Surmounting a 12-foot wall. Steadying a dangerous balance board. Traversing metal tightropes woven through a maze of ‘safe’ trees. With symbolic parallels to the challenges young men will face in their academic, athletic, and professional careers, Ralph Fedele ’04 and Josh Collins ’95, P’23 expose every Trinity-Pawling junior to elements of team-bonding and leadership at the Indian Mountain School Outdoor Program.
Members of the rising senior class are taken out of their comfort zones by approaching team-based elements in the low ropes area, and then pushing themselves to climb a shaky ladder 30 feet into the trees during the high ropes session. The group camps overnight, sleeping in a wooden lean-to without the comfort of Wi-Fi or running water.
Collins says the most effective part of the ropes course comes through “conversations, telling stories, and watching students learn more about themselves.” He has led the ropes course trips for 17 years, spurned by his affinity for the outdoors after growing up hiking, hunting, and fishing. As Dean of Students, he enjoys the opportunity to connect with the boys in a new setting, saying that “many boys have never been on a hike through the woods, let alone spent the night in the woods or sat around a campfire.”

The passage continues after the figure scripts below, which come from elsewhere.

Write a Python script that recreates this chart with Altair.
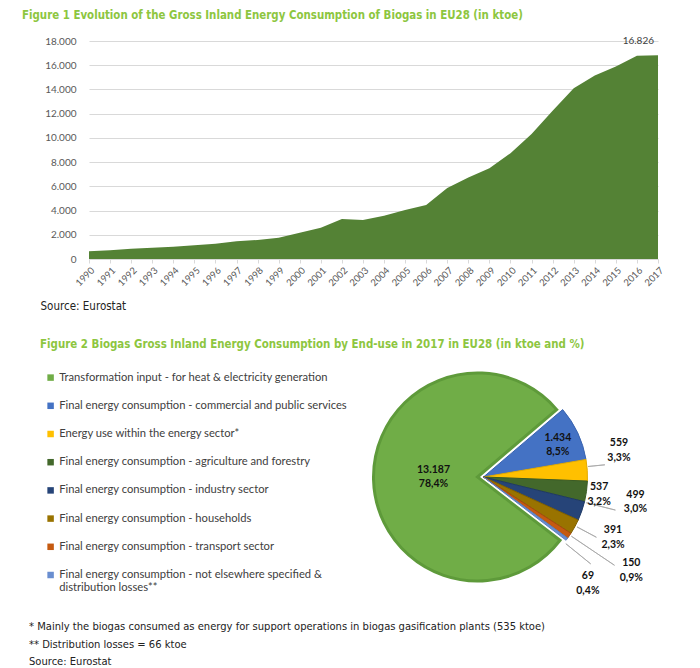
import math

import altair as alt
import pandas as pd

# ---- Figure 1: gross inland energy consumption of biogas, EU28 (ktoe) ----
years = list(range(1990, 2018))
gross_inland_ktoe = [650, 720, 850, 935, 1015, 1130, 1265, 1460, 1570, 1760,
                     2160, 2590, 3300, 3220, 3580, 4050, 4460, 5870, 6720, 7500,
                     8730, 10330, 12250, 14100, 15150, 15900, 16780, 16826]
y_ticks = list(range(0, 18001, 2000))

# ---- Figure 2: biogas gross inland consumption by end-use, 2017 (ktoe) ----
end_uses = [
    "Transformation input - for heat & electricity generation",
    "Final energy consumption - commercial and public services",
    "Energy use within the energy sector*",
    "Final energy consumption - agriculture and forestry",
    "Final energy consumption - industry sector",
    "Final energy consumption - households",
    "Final energy consumption  - transport sector",
    "Final energy consumption - not elsewhere specified &\ndistribution losses**",
]
end_use_ktoe = [13187, 1434, 559, 537, 499, 391, 150, 69]

footnotes = [
    "* Mainly the biogas consumed as energy for support operations in biogas gasification plants (535 ktoe)",
    "** Distribution losses = 66 ktoe",
    "Source: Eurostat",
]

# ---- styling ----
slice_fill = ["#70AD47", "#4472C4", "#FFC000", "#43682B", "#264478", "#997300", "#C55A11", "#698ED0"]
slice_edge = ["#5E9A3A", "#3A64B0", "#E3AB00", "#3A5B25", "#1F3A66", "#7F6000", "#A44A0E", "#5B7FC0"]
# label placement: (angular nudge from slice middle in degrees, distance from centre in px)
label_place = [(1.6, 50), (1.7, 81), (-7.3, 138), (0.7, 117), (-9.7, 154), (-3.5, 143), (-2.0, 175), (8.8, 149)]
# leader lines for outside labels: slice index -> (angular nudge in degrees, inner px, outer px)
leader_place = {2: (-2.0, 105, 122), 4: (-5.0, 106, 136), 5: (-0.5, 106, 128),
                6: (-0.4, 106, 158), 7: (2.3, 106, 138)}

HEAD_FONT = "Liberation Sans Narrow, DejaVu Sans Condensed, sans-serif"
BODY_FONT = "Lato"
TITLE_GREEN = "#8DC63F"
PANEL_W = 569
PIE_START_DEG = 127.46
PIE_RADIUS = 104
PIE_SHIFT = 110      # pie sits right of centre, leaving room for the legend
EXPLODE = 6          # how far the dominant slice is pulled out
LABEL_LH = 14.5      # line height of the two-line slice labels


def thousands(v):
    return f"{v:,}".replace(",", ".")


def percent(x):
    return f"{x:.1f}".replace(".", ",") + "%"


# ---------------- area chart ----------------
area_df = pd.DataFrame({"year": years, "ktoe": gross_inland_ktoe})

x_enc = alt.X(
    "year:Q",
    scale=alt.Scale(domain=[years[0], years[-1]], nice=False, zero=False),
    axis=alt.Axis(
        values=years, format="d", labelAngle=-45, labelFont=BODY_FONT, labelFontSize=9.5,
        labelColor="#595959", labelPadding=2, labelOverlap=False, tickColor="#D9D9D9", tickSize=4,
        domainColor="#D9D9D9", grid=False, zindex=1,
        title="Source: Eurostat", titleFont=HEAD_FONT, titleFontWeight="normal",
        titleFontSize=11.5, titleColor="#222222", titleX=-49, titleY=47,
        titleAlign="left", titleBaseline="middle",
    ),
)
y_enc = alt.Y(
    "ktoe:Q",
    scale=alt.Scale(domain=[0, 18000], nice=False),
    axis=alt.Axis(
        values=y_ticks, labelExpr="replace(format(datum.value, ','), ',', '.')",
        title=None, domain=False, ticks=False, tickSize=0, labelPadding=13,
        labelOverlap=False, labelFont=BODY_FONT, labelFontSize=10, labelColor="#595959",
        gridColor="#D9D9D9", gridWidth=1,
    ),
)

area = alt.Chart(area_df).mark_area(color="#548235").encode(x=x_enc, y=y_enc)

last_point = area_df.tail(1).copy()
last_point["label"] = last_point["ktoe"].map(thousands)
end_label = alt.Chart(last_point).mark_text(
    align="right", baseline="middle", dx=-4, dy=-14,
    font=BODY_FONT, fontSize=10, color="#404040",
).encode(x=x_enc, y=y_enc, text="label:N")

top = alt.layer(area, end_label).properties(width=PANEL_W, height=218)

# ---------------- pie chart ----------------
total = sum(end_use_ktoe)
rows, leaders = [], []
running = 0
for i, (use, v) in enumerate(zip(end_uses, end_use_ktoe)):
    middle = running + v / 2
    nudge, dist = label_place[i]
    rows.append({
        "use": use,
        "ktoe": v,
        "rank": i,
        "label": f"{thousands(v)}\n{percent(100 * v / total)}",
        "lab_theta": (middle + nudge / 360 * total) % total,
        "lab_r": dist,
    })
    if i in leader_place:
        l_nudge, r_in, r_out = leader_place[i]
        leaders.append({"use": use, "at": (middle + l_nudge / 360 * total) % total,
                        "r_in": r_in, "r_out": r_out})
    running += v
pie_df = pd.DataFrame(rows)
leader_df = pd.DataFrame(leaders)

start = math.radians(PIE_START_DEG)
theta_scale = alt.Scale(domain=[0, total], range=[start, start + 2 * math.pi], nice=False, zero=False)

legend = alt.Legend(
    title=None, orient="none", legendX=-44, legendY=12, direction="vertical",
    symbolType="square", symbolSize=42, symbolStrokeWidth=0,
    labelFont=BODY_FONT, labelFontSize=11.2, labelColor="#404040", labelLimit=400,
    labelOffset=3, rowPadding=16.2, padding=0,
    labelExpr="split(datum.label, '\\n')",
)

slices = (
    alt.Chart(pie_df)
    .transform_window(end="sum(ktoe)", sort=[alt.SortField("rank")], frame=[None, 0])
    .transform_calculate(start="datum.end - datum.ktoe")
)
arc_enc = dict(
    theta=alt.Theta("start:Q", scale=theta_scale),
    theta2="end:Q",
    color=alt.Color("use:N", scale=alt.Scale(domain=end_uses, range=slice_fill), legend=legend),
    stroke=alt.Stroke("use:N", scale=alt.Scale(domain=end_uses, range=slice_edge), legend=None),
)
# the dominant slice is pulled slightly out of the pie
main_slice = slices.transform_filter("datum.rank == 0").mark_arc(
    outerRadius=PIE_RADIUS, xOffset=PIE_SHIFT - EXPLODE, strokeWidth=3
).encode(**arc_enc)
other_slices = slices.transform_filter("datum.rank > 0").mark_arc(
    outerRadius=PIE_RADIUS, xOffset=PIE_SHIFT, strokeWidth=1
).encode(**arc_enc)

# thin radial leader lines (zero-width arcs stroked in grey)
leader_lines = alt.Chart(leader_df).mark_arc(
    xOffset=PIE_SHIFT, stroke="#A6A6A6", strokeWidth=0.8, fillOpacity=0,
).encode(
    theta=alt.Theta("at:Q", scale=theta_scale),
    theta2="at:Q",
    radius=alt.Radius("r_out:Q", scale=None),
    radius2="r_in:Q",
)

# two-line labels: lift by half a line so the pair is centred on its anchor
slice_labels = alt.Chart(pie_df).mark_text(
    font=BODY_FONT, fontSize=10.5, fontWeight="bold", color="#111111",
    lineBreak="\n", lineHeight=LABEL_LH, align="center", baseline="middle",
    xOffset=PIE_SHIFT, dy=-LABEL_LH / 2,
).encode(
    theta=alt.Theta("lab_theta:Q", scale=theta_scale, stack=False),
    radius=alt.Radius("lab_r:Q", scale=None),
    text="label:N",
)

pie = alt.layer(main_slice, other_slices, leader_lines, slice_labels).properties(
    width=PANEL_W, height=234,
    title=alt.TitleParams(
        "Figure 2 Biogas Gross Inland Energy Consumption by End-use in 2017 in EU28 (in ktoe and %)",
        anchor="start", frame="group", dx=-49, offset=10,
        font=HEAD_FONT, fontSize=11.43, fontWeight="bold", color=TITLE_GREEN,
    ),
)

inner = (
    alt.vconcat(top, pie, spacing=26)
    .properties(
        title=alt.TitleParams(
            footnotes, orient="bottom", anchor="start", frame="bounds", dx=-11, offset=25,
            font=HEAD_FONT, fontSize=11.1, fontWeight="normal", color="#222222", lineHeight=17.5,
        )
    )
    .resolve_legend(color="independent", stroke="independent")
    .resolve_scale(color="independent", stroke="independent", theta="independent")
)

chart = (
    alt.vconcat(inner)
    .properties(
        title=alt.TitleParams(
            "Figure 1 Evolution of the Gross Inland Energy Consumption of Biogas in EU28 (in ktoe)",
            anchor="start", frame="bounds", dx=-7, offset=15,
            font=HEAD_FONT, fontSize=11.4, fontWeight="bold", color=TITLE_GREEN,
        ),
        padding={"left": 22, "top": 9, "right": 5, "bottom": 5},
    )
    .resolve_legend(color="independent", stroke="independent")
    .configure(background="white")
    .configure_view(stroke=None)
)

chart.save("out.html", embed_options={"renderer": "svg", "actions": False})
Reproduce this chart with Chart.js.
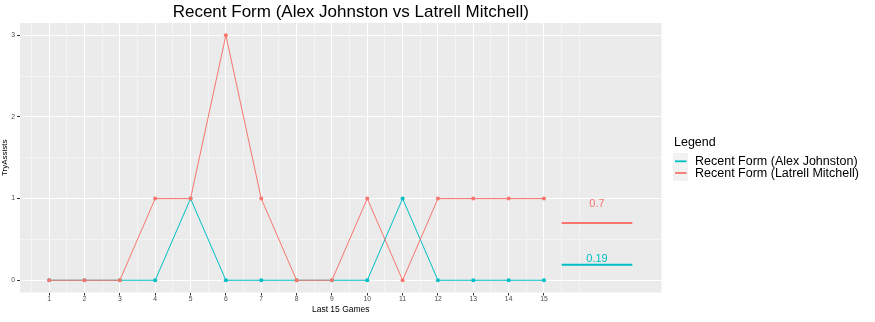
<!DOCTYPE html>
<html>
<head>
<meta charset="utf-8">
<title>Recent Form</title>
<script src="https://cdn.jsdelivr.net/npm/chart.js@4/dist/chart.umd.min.js"></script>
<style>
  html, body { margin: 0; padding: 0; background: #fff; }
  canvas { display: block; }
</style>
</head>
<body>
<canvas id="form-chart" width="875" height="322"></canvas>
<script>
// ---- data ----
const games = [1, 2, 3, 4, 5, 6, 7, 8, 9, 10, 11, 12, 13, 14, 15];
const alexAssists = [0, 0, 0, 0, 1, 0, 0, 0, 0, 0, 1, 0, 0, 0, 0];
const latrellAssists = [0, 0, 0, 1, 1, 3, 1, 0, 0, 1, 0, 1, 1, 1, 1];
const seriesNames = ['Recent Form (Alex Johnston)', 'Recent Form (Latrell Mitchell)'];
const seriesColors = ['#00BFC4', '#F8766D'];
const averages = [0.19, 0.7];          // season average per player
const averageLabelY = [0.26, 0.93];    // where the average text sits
const averageSpan = [15.5, 17.5];      // x extent of the average bars
const xMinorTicks = [0.5, 1.5, 2.5, 3.5, 4.5, 5.5, 6.5, 7.5, 8.5, 9.5, 10.5, 11.5, 12.5, 13.5, 14.5, 15.5, 16];
const yMajorTicks = [0, 1, 2, 3];
const yMinorTicks = [0.5, 1.5, 2.5];
const chartTitle = 'Recent Form (Alex Johnston vs Latrell Mitchell)';
const legendTitle = 'Legend';

const FONT = '"Liberation Sans", Arial, Helvetica, sans-serif';

const toPoints = (xs, ys) => xs.map((x, i) => ({ x, y: ys[i] }));
const isMajorX = v => games.includes(v);
const isMajorY = v => yMajorTicks.includes(v);

// grey panel behind the grid
const panelBackground = {
    id: 'panelBackground',
    beforeDraw(chart) {
        const { ctx, chartArea: a } = chart;
        ctx.save();
        ctx.fillStyle = '#EBEBEB';
        ctx.fillRect(a.left, a.top, a.right - a.left, a.bottom - a.top);
        ctx.restore();
    }
};

// title, average labels and legend
const overlayText = {
    id: 'overlayText',
    afterDatasetsDraw(chart) {
        const { ctx, scales: { x, y }, chartArea: a } = chart;
        ctx.save();

        ctx.font = '11px ' + FONT;
        ctx.textAlign = 'center';
        ctx.textBaseline = 'middle';
        const midX = x.getPixelForValue((averageSpan[0] + averageSpan[1]) / 2);
        averages.forEach((v, i) => {
            ctx.fillStyle = seriesColors[i];
            ctx.fillText(String(v), midX, y.getPixelForValue(averageLabelY[i]));
        });

        ctx.fillStyle = '#000';
        ctx.font = '17px ' + FONT;
        ctx.textBaseline = 'alphabetic';
        ctx.fillText(chartTitle, (a.left + a.right) / 2 + 10, 17);

        // legend box
        ctx.textAlign = 'left';
        ctx.font = '12.5px ' + FONT;
        ctx.fillText(legendTitle, 674, 146);
        ctx.fillStyle = '#F2F2F2';
        ctx.fillRect(673, 153, 15, 28);
        seriesNames.forEach((name, i) => {
            const ly = 161.3 + i * 11.7;
            ctx.strokeStyle = seriesColors[i];
            ctx.lineWidth = 1.8;
            ctx.beginPath();
            ctx.moveTo(675, ly);
            ctx.lineTo(686.5, ly);
            ctx.stroke();
            ctx.fillStyle = '#000';
            ctx.fillText(name, 695, 164.8 + i * 12.5);
        });
        ctx.restore();
    }
};

const lineStyle = color => ({
    borderColor: color,
    backgroundColor: color,
    borderWidth: 1,
    pointRadius: 2,
    pointBorderWidth: 0,
    pointBackgroundColor: color,
    tension: 0,
    fill: false
});

new Chart(document.getElementById('form-chart'), {
    type: 'line',
    data: {
        datasets: [
            { label: seriesNames[0], data: toPoints(games, alexAssists), order: 2, ...lineStyle(seriesColors[0]) },
            { label: seriesNames[1], data: toPoints(games, latrellAssists), order: 1, ...lineStyle(seriesColors[1]) },
            { label: 'avg-alex', data: toPoints(averageSpan, [averages[0], averages[0]]), order: 3,
              borderColor: seriesColors[0], borderWidth: 2, pointRadius: 0 },
            { label: 'avg-latrell', data: toPoints(averageSpan, [averages[1], averages[1]]), order: 3,
              borderColor: seriesColors[1], borderWidth: 2, pointRadius: 0 }
        ]
    },
    options: {
        responsive: false,
        devicePixelRatio: 1,
        animation: false,
        events: [],
        layout: { padding: { top: 23, right: 213.5, left: 0, bottom: 0 } },
        plugins: {
            legend: { display: false },
            title: { display: false },
            tooltip: { enabled: false }
        },
        scales: {
            x: {
                type: 'linear',
                min: 0.175,
                max: 18.325,
                afterBuildTicks: s => {
                    s.ticks = [...games, ...xMinorTicks].sort((p, q) => p - q).map(v => ({ value: v }));
                },
                afterFit: s => { s.height = 29.5; },
                border: { display: false },
                grid: {
                    color: c => isMajorX(c.tick.value) ? '#FFFFFF' : '#F4F4F4',
                    lineWidth: 1,
                    drawTicks: true,
                    tickLength: 3,
                    tickColor: c => isMajorX(c.tick.value) ? '#333333' : 'rgba(0,0,0,0)'
                },
                ticks: {
                    autoSkip: false,
                    maxRotation: 0,
                    padding: 0,
                    color: '#4D4D4D',
                    font: { size: 6.8, family: FONT },
                    callback: v => isMajorX(v) ? String(v) : ''
                },
                title: {
                    display: true,
                    text: 'Last 15 Games',
                    color: '#000',
                    font: { size: 8.5, family: FONT },
                    padding: { top: 0, bottom: 7 }
                }
            },
            y: {
                type: 'linear',
                min: -0.15,
                max: 3.15,
                afterBuildTicks: s => {
                    s.ticks = [...yMajorTicks, ...yMinorTicks].sort((p, q) => p - q).map(v => ({ value: v }));
                },
                afterFit: s => { s.width = 20; },
                border: { display: false },
                grid: {
                    color: c => isMajorY(c.tick.value) ? '#FFFFFF' : '#F4F4F4',
                    lineWidth: 1,
                    drawTicks: true,
                    tickLength: 3,
                    tickColor: c => isMajorY(c.tick.value) ? '#333333' : 'rgba(0,0,0,0)'
                },
                ticks: {
                    autoSkip: false,
                    padding: 2,
                    color: '#4D4D4D',
                    font: { size: 6.8, family: FONT },
                    callback: v => isMajorY(v) ? String(v) : ''
                },
                title: {
                    display: true,
                    text: 'TryAssists',
                    color: '#000',
                    font: { size: 8, family: FONT },
                    padding: { top: 0, bottom: 0 }
                }
            }
        }
    },
    plugins: [panelBackground, overlayText]
});
</script>
</body>
</html>
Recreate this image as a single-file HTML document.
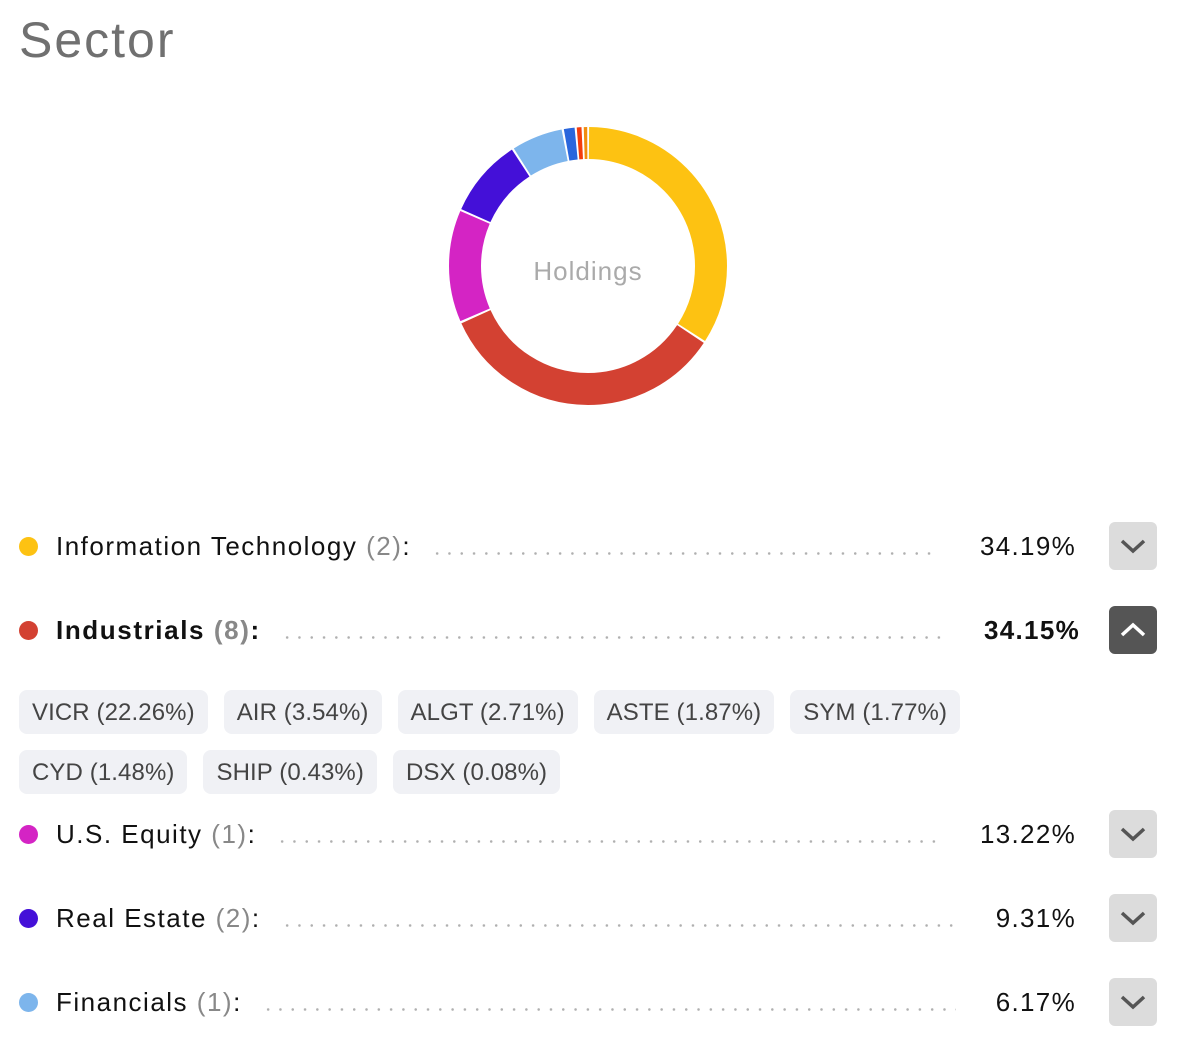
<!DOCTYPE html>
<html><head><meta charset="utf-8"><style>
body{margin:0;width:1179px;height:1043px;background:#fff;font-family:"Liberation Sans",Arial,sans-serif;position:relative;overflow:hidden}
h1{position:absolute;left:19px;top:11px;margin:0;font-weight:400;font-size:50px;color:#707070;letter-spacing:2px}
.row{position:absolute;left:19px;width:1138px;height:48px;display:flex;align-items:center}
.dot{width:19px;height:19px;border-radius:50%;margin-right:18px;flex:none}
.lab{font-size:26px;color:#111;white-space:nowrap;letter-spacing:1.5px}
.lab span{color:#888}
.lead{flex:1;height:3px;margin:14px 0 0 20px;background:radial-gradient(circle,#b0b0b0 1.1px,transparent 1.5px) 0 0/12.3px 3px repeat-x}
.pct{font-size:26px;color:#111;margin-left:40px;margin-right:33px;white-space:nowrap;letter-spacing:1.3px}
.btn{width:48px;height:48px;border-radius:6px;background:#dcdcdc;flex:none;display:flex;align-items:center;justify-content:center}
.b .lab,.b .pct{font-weight:700}
.b .lab{letter-spacing:1.6px}
.b .btn{background:#555}
.chips{position:absolute;left:19px;display:flex;gap:16px}
.chip{background:#f0f1f5;border-radius:8px;height:44px;line-height:45px;padding:0 13px;font-size:24px;color:#444;letter-spacing:0.1px}
</style></head><body>
<h1>Sector</h1>
<svg width="1179" height="460" style="position:absolute;left:0;top:0">
<g transform="rotate(-90 588 266)" fill="none" stroke-width="32">
<circle cx="588" cy="266" r="123" stroke="#fdc212" stroke-dasharray="262.2 600" stroke-dashoffset="-1"/>
<circle cx="588" cy="266" r="123" stroke="#d34132" stroke-dasharray="261.9 600" stroke-dashoffset="-265.2"/>
<circle cx="588" cy="266" r="123" stroke="#d424c4" stroke-dasharray="100.2 700" stroke-dashoffset="-529.2"/>
<circle cx="588" cy="266" r="123" stroke="#4410d8" stroke-dasharray="70 700" stroke-dashoffset="-631.3"/>
<circle cx="588" cy="266" r="123" stroke="#7db5ec" stroke-dasharray="45.7 730" stroke-dashoffset="-703.3"/>
<circle cx="588" cy="266" r="123" stroke="#2a66dc" stroke-dasharray="9.6 770" stroke-dashoffset="-751"/>
<circle cx="588" cy="266" r="123" stroke="#f43d0d" stroke-dasharray="4.2 770" stroke-dashoffset="-762.5"/>
<circle cx="588" cy="266" r="123" stroke="#f08c10" stroke-dasharray="3.1 770" stroke-dashoffset="-768.7"/>
</g>
<text x="588" y="280" text-anchor="middle" font-size="26" fill="#aaa" letter-spacing="1" font-family="Liberation Sans,Arial,sans-serif">Holdings</text>
</svg>

<div class="row" style="top:522px"><div class="dot" style="background:#fdc212"></div><div class="lab">Information Technology <span>(2)</span>:</div><div class="lead"></div><div class="pct">34.19%</div><div class="btn"><svg width="28" height="18"><path d="M3 4 L14 14 L25 4" stroke="#555" stroke-width="3.5" fill="none"/></svg></div></div>
<div class="row b" style="top:606px"><div class="dot" style="background:#d34132"></div><div class="lab">Industrials <span>(8)</span>:</div><div class="lead"></div><div class="pct" style="margin-right:29px">34.15%</div><div class="btn"><svg width="28" height="18"><path d="M3 14 L14 4 L25 14" stroke="#fff" stroke-width="3.5" fill="none"/></svg></div></div>
<div class="chips" style="top:690px"><div class="chip">VICR (22.26%)</div><div class="chip">AIR (3.54%)</div><div class="chip">ALGT (2.71%)</div><div class="chip">ASTE (1.87%)</div><div class="chip">SYM (1.77%)</div></div>
<div class="chips" style="top:750px"><div class="chip">CYD (1.48%)</div><div class="chip">SHIP (0.43%)</div><div class="chip">DSX (0.08%)</div></div>
<div class="row" style="top:810px"><div class="dot" style="background:#d424c4"></div><div class="lab">U.S. Equity <span>(1)</span>:</div><div class="lead"></div><div class="pct">13.22%</div><div class="btn"><svg width="28" height="18"><path d="M3 4 L14 14 L25 4" stroke="#555" stroke-width="3.5" fill="none"/></svg></div></div>
<div class="row" style="top:894px"><div class="dot" style="background:#4410d8"></div><div class="lab">Real Estate <span>(2)</span>:</div><div class="lead"></div><div class="pct">9.31%</div><div class="btn"><svg width="28" height="18"><path d="M3 4 L14 14 L25 4" stroke="#555" stroke-width="3.5" fill="none"/></svg></div></div>
<div class="row" style="top:978px"><div class="dot" style="background:#7db5ec"></div><div class="lab">Financials <span>(1)</span>:</div><div class="lead"></div><div class="pct">6.17%</div><div class="btn"><svg width="28" height="18"><path d="M3 4 L14 14 L25 4" stroke="#555" stroke-width="3.5" fill="none"/></svg></div></div>
</body></html>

Fedele’s passion for the outdoors and his service as a U.S. Marine with deployments to Afghanistan in 2010 and 2012 make him an ideal guide for the boys. In his third year as a ropes course leader he pushes students with a delicate balance of empathy and expectation. On campus, Fedele teaches English and coaches varsity wrestling and varsity baseball, alongside Collins. As alumni, the two embody and impart characteristics essential for each student at Trinity-Pawling School to take into their senior year, and onward for the rest of their lives.